Case ID: so2d_624/html/0903-01.html
Source: Caselaw Access Project
Author: {"author": "PER CURIAM. LEMMON, Justice,", "license": "Public Domain", "url": "https://static.case.law/"}
Date Created: 2024-08-24T03:29:51.129683

In re Eddie L. STEPHENS.
    No. 93-B-0939.
    Supreme Court of Louisiana.
    Oct. 1, 1993.
    Stay Denied; Rehearing Denied Oct. 29, 1993.
    G. Fred Ours, New Orleans, T. Haller Jackson, III, Shreveport, John T. Seale, New Orleans, for applicant.
    Eddie L. Stephens, Baker, for respondent.
   PER CURIAM.

Upon review of the hearing committee and disciplinary board findings and recommendations, and considering the transcript, record, briefs, and oral argument, it is the decision of this court that a suspension be ordered.

Eddie Stephens, the respondent attorney, failed to maintain a trust account, placed clients’ funds into his operating account and converted clients’ funds to his own use. Stephens reimbursed $2,000 of the misplaced funds by applying them to his clients’ medical expenses after holding them for fifteen months and going through a disciplinary hearing. Stephens has not yet made full restitution. However, there are mitigating circumstances: (1) An unexplained delay of three years in the disciplinary proceedings; (2) Respondent’s meager experience as a lawyer; and (3) Respondent’s lack of record of misconduct at the time of his violations.

Accordingly, it is ordered that Eddie L. Stephens be suspended from the practice of law in Louisiana for a period of one year from the finality of this decision, with his reinstatement conditioned upon his providing full restitution to all injured parties. All costs of this proceeding are assessed to respondent.

SUSPENSION ORDERED.

LEMMON, J., dissents and assigns reasons.

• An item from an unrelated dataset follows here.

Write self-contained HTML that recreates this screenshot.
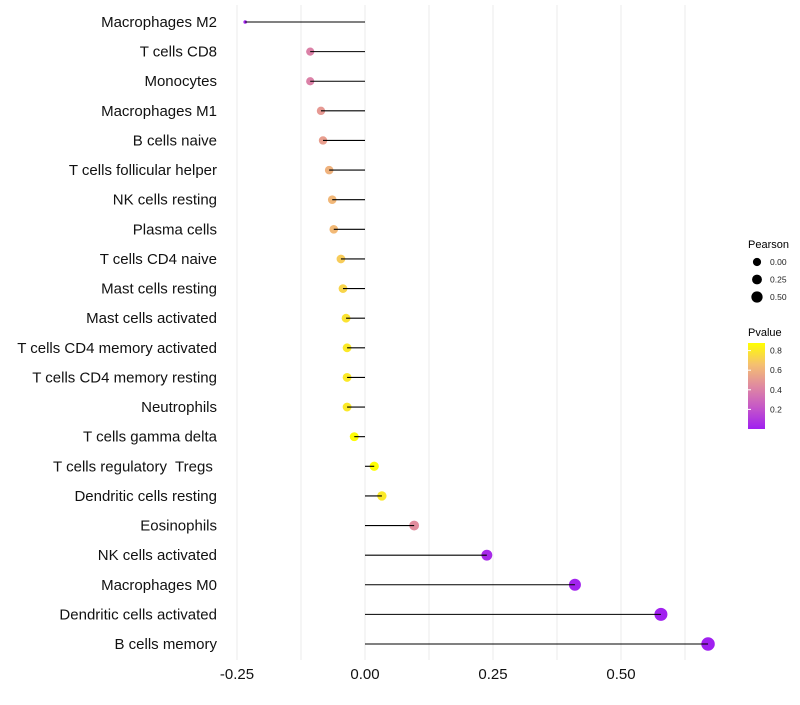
<!DOCTYPE html>
<html><head><meta charset="utf-8"><style>
body{margin:0;background:#fff;font-family:"Liberation Sans",sans-serif}
text{white-space:pre}
</style></head><body>
<svg id="chart" width="800" height="700" xmlns="http://www.w3.org/2000/svg" font-family="Liberation Sans, sans-serif">
<g id="grid"></g>
<g id="marks"></g>
<g id="ylabels"></g>
<g id="xlabels"></g>
<g id="sizeleg">
<text x="748" y="248" font-size="11">Pearson</text>
</g>
<g id="colleg">
<defs><linearGradient id="pg" x1="0" y1="1" x2="0" y2="0">
<stop offset="0" stop-color="#a020f0"/><stop offset="0.25" stop-color="#c557c8"/><stop offset="0.5" stop-color="#e08aa0"/><stop offset="0.75" stop-color="#f5c070"/><stop offset="1" stop-color="#ffff00"/></linearGradient></defs>
<text x="748" y="336" font-size="11">Pvalue</text>
<rect x="748" y="343" width="17" height="86" fill="url(#pg)"/>
</g>
</svg>
<script>
const categories=["Macrophages M2","T cells CD8","Monocytes","Macrophages M1","B cells naive","T cells follicular helper","NK cells resting","Plasma cells","T cells CD4 naive","Mast cells resting","Mast cells activated","T cells CD4 memory activated","T cells CD4 memory resting","Neutrophils","T cells gamma delta","T cells regulatory  Tregs ","Dendritic cells resting","Eosinophils","NK cells activated","Macrophages M0","Dendritic cells activated","B cells memory"];
const pearson=[-0.234,-0.107,-0.107,-0.086,-0.082,-0.070,-0.064,-0.061,-0.047,-0.043,-0.037,-0.035,-0.035,-0.035,-0.021,0.018,0.033,0.096,0.238,0.41,0.578,0.67];
const pvalue=[0.01,0.4,0.4,0.5,0.52,0.6,0.62,0.63,0.7,0.73,0.78,0.8,0.8,0.8,0.87,0.88,0.8,0.45,0.04,0.01,0.005,0.001];
const xTicks=[-0.25,0,0.25,0.5];
const xTickLabels=["-0.25","0.00","0.25","0.50"];
const sizeLegendVals=[0,0.25,0.5];
const sizeLegendLabels=["0.00","0.25","0.50"];
const pLegendVals=[0.2,0.4,0.6,0.8];
const NS="http://www.w3.org/2000/svg";
const X=v=>365+v*512;
const Y=i=>22+i*(622/21);
const R=v=>v<-0.107?Math.max(1.4,1.8+(v+0.234)/0.127*2.3):Math.sqrt(16.8+37*(v+0.107));
const PY=p=>429-p*98;
const stops=[[0,[160,32,240]],[0.25,[197,87,200]],[0.5,[224,138,160]],[0.75,[245,192,112]],[1,[255,255,0]]];
function col(p){let t=Math.min(1,Math.max(0,p/0.877));for(let k=1;k<stops.length;k++){if(t<=stops[k][0]){const a=stops[k-1],b=stops[k],f=(t-a[0])/(b[0]-a[0]);return "rgb("+a[1].map((c,j)=>Math.round(c+(b[1][j]-c)*f)).join(",")+")";}}return "rgb(255,255,0)";}
function mk(tag,attrs,parent){const e=document.createElementNS(NS,tag);for(const k in attrs)e.setAttribute(k,attrs[k]);parent.appendChild(e);return e;}
const grid=document.getElementById('grid');
for(let v=-0.25;v<=0.66;v+=0.125){const l=mk('line',{x1:X(v),x2:X(v),y1:5,y2:660,stroke:'#ebebeb','stroke-width':1},grid);

}
const marks=document.getElementById('marks');
categories.forEach((c,i)=>{
const d=mk('circle',{cx:X(pearson[i]),cy:Y(i),r:R(pearson[i]),fill:col(pvalue[i])},marks);


const l=mk('line',{x1:X(0),x2:X(pearson[i]),y1:Y(i),y2:Y(i),stroke:'#000','stroke-width':1.1},marks);


const t=mk('text',{x:217,y:Y(i)+5,'text-anchor':'end','font-size':15,fill:'#111'},document.getElementById('ylabels'));
t.textContent=c;


});
xTicks.forEach((v,i)=>{const t=mk('text',{x:X(v),y:679,'text-anchor':'middle','font-size':15,fill:'#111'},document.getElementById('xlabels'));
t.textContent=xTickLabels[i];

});
const sl=document.getElementById('sizeleg');
sizeLegendVals.forEach((v,i)=>{const y=262+i*17.5;
const c=mk('circle',{cx:757,cy:y,r:R(v)*0.9,fill:'#000'},sl);


const t=mk('text',{x:770,y:y+3,'font-size':8.5,fill:'#222'},sl);t.textContent=sizeLegendLabels[i];

});
const cl=document.getElementById('colleg');
pLegendVals.forEach(p=>{const y=PY(p);
const k=mk('line',{x1:748,x2:751,y1:y,y2:y,stroke:'#fff'},cl);


const t=mk('text',{x:770,y:y+3,'font-size':8.5,fill:'#222'},cl);t.textContent=p.toFixed(1);

});
</script>
</body></html>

KIMBALL, J., dissents for reasons assigned by LEMMON J.

MARCUS, J., not on panel.

LEMMON, Justice,

dissenting.

The record supports imposition of a suspension for one year and one day, as recommended by the Disciplinary Board. Respondent has not shown that the delay in the disciplinary proceeding should be considered a mitigating factor. Mitigation is sometimes attributed to a delay between the misconduct and the hearing because the attorney is called upon to defend the misconduct after a record of satisfactory behavior in the interim. In the present case, the court, upon questioning disciplinary counsel, was informed that numerous other complaints have been filed against respondent in the interim and that several have resulted in formal proceedings now at various stages in the system. While it would be inappropriate for this court to give any weight to these pending proceedings, the fact of their existence dissuades me from considering the delay as a mitigating factor.